• _INSTRUCTION_
Set the data down again, exactly as it reads, but without the pictures.

+-------+

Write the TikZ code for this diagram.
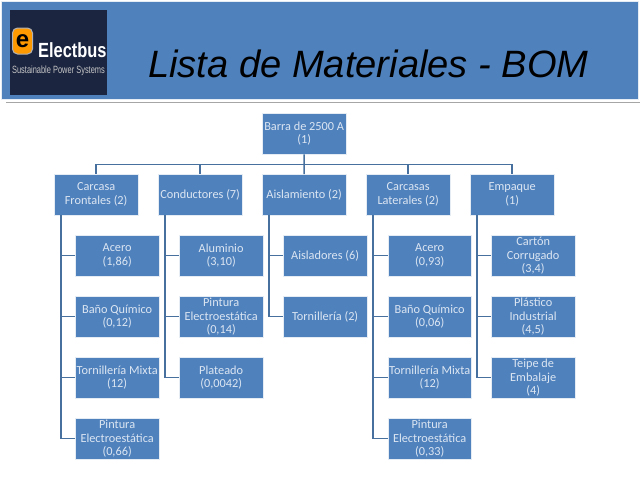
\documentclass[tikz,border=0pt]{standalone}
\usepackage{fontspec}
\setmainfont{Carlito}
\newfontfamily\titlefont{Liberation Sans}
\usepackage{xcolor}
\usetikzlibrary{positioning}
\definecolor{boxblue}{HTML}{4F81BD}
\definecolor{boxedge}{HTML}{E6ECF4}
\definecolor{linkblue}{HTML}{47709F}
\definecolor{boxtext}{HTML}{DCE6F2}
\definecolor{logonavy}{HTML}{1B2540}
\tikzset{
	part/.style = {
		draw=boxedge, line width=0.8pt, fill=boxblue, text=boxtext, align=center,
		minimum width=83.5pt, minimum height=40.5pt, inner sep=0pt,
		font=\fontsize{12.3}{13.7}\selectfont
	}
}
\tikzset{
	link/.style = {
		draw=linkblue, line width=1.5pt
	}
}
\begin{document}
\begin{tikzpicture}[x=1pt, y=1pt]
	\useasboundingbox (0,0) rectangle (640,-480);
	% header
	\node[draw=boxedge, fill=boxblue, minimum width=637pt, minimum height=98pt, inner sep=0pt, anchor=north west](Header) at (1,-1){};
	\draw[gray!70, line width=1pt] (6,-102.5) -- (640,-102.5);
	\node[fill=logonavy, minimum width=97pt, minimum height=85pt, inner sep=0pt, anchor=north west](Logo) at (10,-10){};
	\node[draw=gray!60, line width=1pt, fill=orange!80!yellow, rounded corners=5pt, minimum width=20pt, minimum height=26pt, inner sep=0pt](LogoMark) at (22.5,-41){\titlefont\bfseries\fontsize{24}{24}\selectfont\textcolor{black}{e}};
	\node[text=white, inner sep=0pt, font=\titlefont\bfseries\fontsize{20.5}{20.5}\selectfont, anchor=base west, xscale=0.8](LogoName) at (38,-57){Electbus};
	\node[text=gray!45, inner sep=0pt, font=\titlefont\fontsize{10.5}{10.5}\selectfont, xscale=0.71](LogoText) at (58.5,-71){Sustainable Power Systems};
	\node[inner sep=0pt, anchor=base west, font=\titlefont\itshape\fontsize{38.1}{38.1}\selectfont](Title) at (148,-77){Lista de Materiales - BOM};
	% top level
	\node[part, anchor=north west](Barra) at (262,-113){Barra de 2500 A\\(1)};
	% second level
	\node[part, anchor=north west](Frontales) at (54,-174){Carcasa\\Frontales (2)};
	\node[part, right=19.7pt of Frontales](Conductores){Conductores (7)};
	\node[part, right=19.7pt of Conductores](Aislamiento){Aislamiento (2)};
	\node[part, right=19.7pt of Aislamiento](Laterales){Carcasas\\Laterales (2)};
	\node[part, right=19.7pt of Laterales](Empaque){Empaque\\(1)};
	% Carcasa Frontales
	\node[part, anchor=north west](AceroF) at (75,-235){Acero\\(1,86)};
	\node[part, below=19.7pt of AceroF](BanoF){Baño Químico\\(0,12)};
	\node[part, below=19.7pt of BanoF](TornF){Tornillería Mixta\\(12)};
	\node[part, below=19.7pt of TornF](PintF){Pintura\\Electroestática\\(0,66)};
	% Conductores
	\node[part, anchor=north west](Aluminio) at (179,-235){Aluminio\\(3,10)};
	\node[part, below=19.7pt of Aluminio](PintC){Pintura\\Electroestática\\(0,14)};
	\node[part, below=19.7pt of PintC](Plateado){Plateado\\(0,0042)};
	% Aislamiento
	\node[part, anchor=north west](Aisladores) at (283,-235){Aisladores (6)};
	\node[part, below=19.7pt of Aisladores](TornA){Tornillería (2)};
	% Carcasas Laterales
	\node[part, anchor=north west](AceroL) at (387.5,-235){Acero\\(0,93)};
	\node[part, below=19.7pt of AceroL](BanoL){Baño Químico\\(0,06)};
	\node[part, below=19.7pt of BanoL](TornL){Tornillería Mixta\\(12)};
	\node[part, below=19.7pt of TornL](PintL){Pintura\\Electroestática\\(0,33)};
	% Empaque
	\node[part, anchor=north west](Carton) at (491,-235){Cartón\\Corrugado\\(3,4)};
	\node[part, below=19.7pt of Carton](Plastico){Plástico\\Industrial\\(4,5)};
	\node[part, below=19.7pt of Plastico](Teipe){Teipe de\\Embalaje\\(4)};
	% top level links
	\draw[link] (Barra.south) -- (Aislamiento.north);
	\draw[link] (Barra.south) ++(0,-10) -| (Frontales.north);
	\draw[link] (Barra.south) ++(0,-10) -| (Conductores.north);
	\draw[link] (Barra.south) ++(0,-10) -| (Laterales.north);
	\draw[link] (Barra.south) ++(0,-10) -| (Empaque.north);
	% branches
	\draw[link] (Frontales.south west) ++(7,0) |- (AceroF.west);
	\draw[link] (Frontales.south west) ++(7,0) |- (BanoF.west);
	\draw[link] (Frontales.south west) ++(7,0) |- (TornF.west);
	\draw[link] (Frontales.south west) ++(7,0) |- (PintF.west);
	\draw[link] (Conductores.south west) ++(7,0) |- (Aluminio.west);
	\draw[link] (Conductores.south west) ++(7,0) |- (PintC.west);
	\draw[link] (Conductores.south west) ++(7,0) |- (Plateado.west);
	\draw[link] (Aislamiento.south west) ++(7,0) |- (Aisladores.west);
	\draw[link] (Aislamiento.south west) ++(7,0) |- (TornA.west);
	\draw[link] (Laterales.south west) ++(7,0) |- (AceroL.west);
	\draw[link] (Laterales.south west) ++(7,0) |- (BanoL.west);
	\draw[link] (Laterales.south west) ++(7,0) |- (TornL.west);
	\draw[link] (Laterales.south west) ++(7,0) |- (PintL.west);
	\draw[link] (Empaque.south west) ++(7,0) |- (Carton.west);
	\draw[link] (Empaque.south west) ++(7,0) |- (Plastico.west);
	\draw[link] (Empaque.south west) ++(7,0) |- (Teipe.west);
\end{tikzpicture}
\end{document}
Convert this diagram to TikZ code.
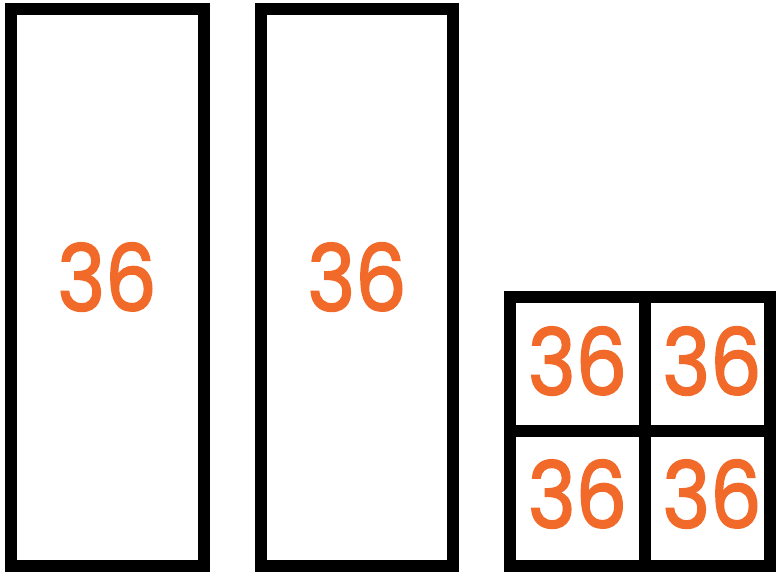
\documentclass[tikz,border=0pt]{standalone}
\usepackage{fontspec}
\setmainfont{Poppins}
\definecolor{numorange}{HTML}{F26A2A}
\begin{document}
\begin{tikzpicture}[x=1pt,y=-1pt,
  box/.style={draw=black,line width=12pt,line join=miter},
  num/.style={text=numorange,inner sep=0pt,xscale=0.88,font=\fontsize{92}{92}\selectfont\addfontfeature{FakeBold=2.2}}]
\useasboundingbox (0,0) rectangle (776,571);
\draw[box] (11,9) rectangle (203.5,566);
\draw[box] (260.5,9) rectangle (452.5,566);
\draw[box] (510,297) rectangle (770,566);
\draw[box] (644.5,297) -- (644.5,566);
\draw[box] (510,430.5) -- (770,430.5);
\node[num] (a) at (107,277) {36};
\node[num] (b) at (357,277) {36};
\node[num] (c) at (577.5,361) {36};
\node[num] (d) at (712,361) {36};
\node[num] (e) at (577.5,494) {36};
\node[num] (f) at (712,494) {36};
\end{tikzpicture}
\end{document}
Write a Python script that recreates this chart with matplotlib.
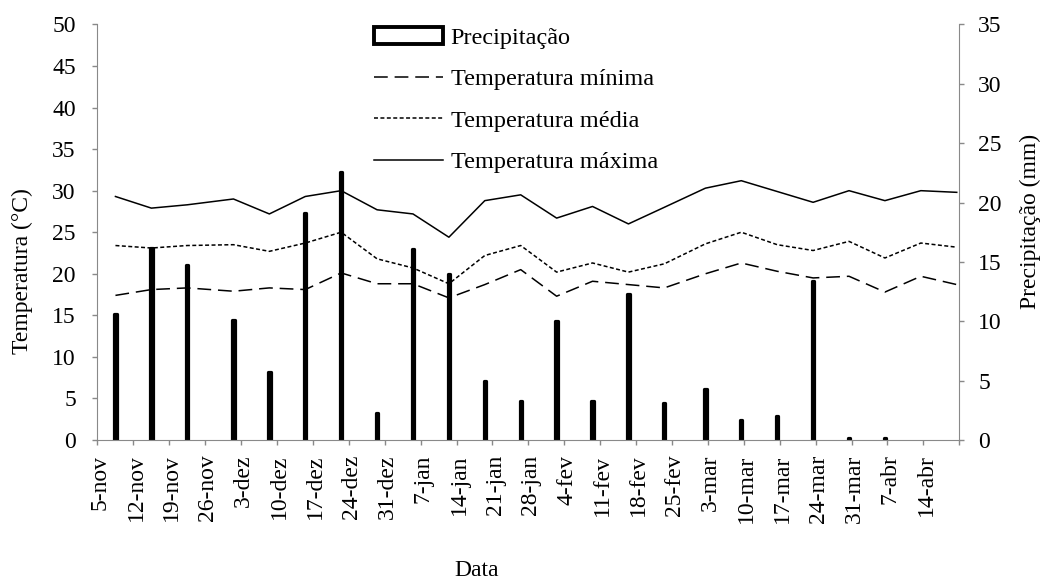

+-------+

• _ANSWER TO THIS TASK_
Write the TikZ code for this diagram.
\documentclass[tikz,border=0pt]{standalone}
\usepackage{fontspec}
\setmainfont{Carlito}
\newfontfamily\titlefont{Liberation Sans}
\usepackage{xcolor}
\usetikzlibrary{positioning}
\definecolor{boxblue}{HTML}{4F81BD}
\definecolor{boxedge}{HTML}{E6ECF4}
\definecolor{linkblue}{HTML}{47709F}
\definecolor{boxtext}{HTML}{DCE6F2}
\definecolor{logonavy}{HTML}{1B2540}
\tikzset{
	part/.style = {
		draw=boxedge, line width=0.8pt, fill=boxblue, text=boxtext, align=center,
		minimum width=83.5pt, minimum height=40.5pt, inner sep=0pt,
		font=\fontsize{12.3}{13.7}\selectfont
	}
}
\tikzset{
	link/.style = {
		draw=linkblue, line width=1.5pt
	}
}
\begin{document}
\begin{tikzpicture}[x=1pt, y=1pt]
	\useasboundingbox (0,0) rectangle (640,-480);
	% header
	\node[draw=boxedge, fill=boxblue, minimum width=637pt, minimum height=98pt, inner sep=0pt, anchor=north west](Header) at (1,-1){};
	\draw[gray!70, line width=1pt] (6,-102.5) -- (640,-102.5);
	\node[fill=logonavy, minimum width=97pt, minimum height=85pt, inner sep=0pt, anchor=north west](Logo) at (10,-10){};
	\node[draw=gray!60, line width=1pt, fill=orange!80!yellow, rounded corners=5pt, minimum width=20pt, minimum height=26pt, inner sep=0pt](LogoMark) at (22.5,-41){\titlefont\bfseries\fontsize{24}{24}\selectfont\textcolor{black}{e}};
	\node[text=white, inner sep=0pt, font=\titlefont\bfseries\fontsize{20.5}{20.5}\selectfont, anchor=base west, xscale=0.8](LogoName) at (38,-57){Electbus};
	\node[text=gray!45, inner sep=0pt, font=\titlefont\fontsize{10.5}{10.5}\selectfont, xscale=0.71](LogoText) at (58.5,-71){Sustainable Power Systems};
	\node[inner sep=0pt, anchor=base west, font=\titlefont\itshape\fontsize{38.1}{38.1}\selectfont](Title) at (148,-77){Lista de Materiales - BOM};
	% top level
	\node[part, anchor=north west](Barra) at (262,-113){Barra de 2500 A\\(1)};
	% second level
	\node[part, anchor=north west](Frontales) at (54,-174){Carcasa\\Frontales (2)};
	\node[part, right=19.7pt of Frontales](Conductores){Conductores (7)};
	\node[part, right=19.7pt of Conductores](Aislamiento){Aislamiento (2)};
	\node[part, right=19.7pt of Aislamiento](Laterales){Carcasas\\Laterales (2)};
	\node[part, right=19.7pt of Laterales](Empaque){Empaque\\(1)};
	% Carcasa Frontales
	\node[part, anchor=north west](AceroF) at (75,-235){Acero\\(1,86)};
	\node[part, below=19.7pt of AceroF](BanoF){Baño Químico\\(0,12)};
	\node[part, below=19.7pt of BanoF](TornF){Tornillería Mixta\\(12)};
	\node[part, below=19.7pt of TornF](PintF){Pintura\\Electroestática\\(0,66)};
	% Conductores
	\node[part, anchor=north west](Aluminio) at (179,-235){Aluminio\\(3,10)};
	\node[part, below=19.7pt of Aluminio](PintC){Pintura\\Electroestática\\(0,14)};
	\node[part, below=19.7pt of PintC](Plateado){Plateado\\(0,0042)};
	% Aislamiento
	\node[part, anchor=north west](Aisladores) at (283,-235){Aisladores (6)};
	\node[part, below=19.7pt of Aisladores](TornA){Tornillería (2)};
	% Carcasas Laterales
	\node[part, anchor=north west](AceroL) at (387.5,-235){Acero\\(0,93)};
	\node[part, below=19.7pt of AceroL](BanoL){Baño Químico\\(0,06)};
	\node[part, below=19.7pt of BanoL](TornL){Tornillería Mixta\\(12)};
	\node[part, below=19.7pt of TornL](PintL){Pintura\\Electroestática\\(0,33)};
	% Empaque
	\node[part, anchor=north west](Carton) at (491,-235){Cartón\\Corrugado\\(3,4)};
	\node[part, below=19.7pt of Carton](Plastico){Plástico\\Industrial\\(4,5)};
	\node[part, below=19.7pt of Plastico](Teipe){Teipe de\\Embalaje\\(4)};
	% top level links
	\draw[link] (Barra.south) -- (Aislamiento.north);
	\draw[link] (Barra.south) ++(0,-10) -| (Frontales.north);
	\draw[link] (Barra.south) ++(0,-10) -| (Conductores.north);
	\draw[link] (Barra.south) ++(0,-10) -| (Laterales.north);
	\draw[link] (Barra.south) ++(0,-10) -| (Empaque.north);
	% branches
	\draw[link] (Frontales.south west) ++(7,0) |- (AceroF.west);
	\draw[link] (Frontales.south west) ++(7,0) |- (BanoF.west);
	\draw[link] (Frontales.south west) ++(7,0) |- (TornF.west);
	\draw[link] (Frontales.south west) ++(7,0) |- (PintF.west);
	\draw[link] (Conductores.south west) ++(7,0) |- (Aluminio.west);
	\draw[link] (Conductores.south west) ++(7,0) |- (PintC.west);
	\draw[link] (Conductores.south west) ++(7,0) |- (Plateado.west);
	\draw[link] (Aislamiento.south west) ++(7,0) |- (Aisladores.west);
	\draw[link] (Aislamiento.south west) ++(7,0) |- (TornA.west);
	\draw[link] (Laterales.south west) ++(7,0) |- (AceroL.west);
	\draw[link] (Laterales.south west) ++(7,0) |- (BanoL.west);
	\draw[link] (Laterales.south west) ++(7,0) |- (TornL.west);
	\draw[link] (Laterales.south west) ++(7,0) |- (PintL.west);
	\draw[link] (Empaque.south west) ++(7,0) |- (Carton.west);
	\draw[link] (Empaque.south west) ++(7,0) |- (Plastico.west);
	\draw[link] (Empaque.south west) ++(7,0) |- (Teipe.west);
\end{tikzpicture}
\end{document}
Convert this diagram to TikZ code.
\documentclass[tikz,border=0pt]{standalone}
\usepackage{fontspec}
\setmainfont{Poppins}
\definecolor{numorange}{HTML}{F26A2A}
\begin{document}
\begin{tikzpicture}[x=1pt,y=-1pt,
  box/.style={draw=black,line width=12pt,line join=miter},
  num/.style={text=numorange,inner sep=0pt,xscale=0.88,font=\fontsize{92}{92}\selectfont\addfontfeature{FakeBold=2.2}}]
\useasboundingbox (0,0) rectangle (776,571);
\draw[box] (11,9) rectangle (203.5,566);
\draw[box] (260.5,9) rectangle (452.5,566);
\draw[box] (510,297) rectangle (770,566);
\draw[box] (644.5,297) -- (644.5,566);
\draw[box] (510,430.5) -- (770,430.5);
\node[num] (a) at (107,277) {36};
\node[num] (b) at (357,277) {36};
\node[num] (c) at (577.5,361) {36};
\node[num] (d) at (712,361) {36};
\node[num] (e) at (577.5,494) {36};
\node[num] (f) at (712,494) {36};
\end{tikzpicture}
\end{document}
Write a Python script that recreates this chart with matplotlib.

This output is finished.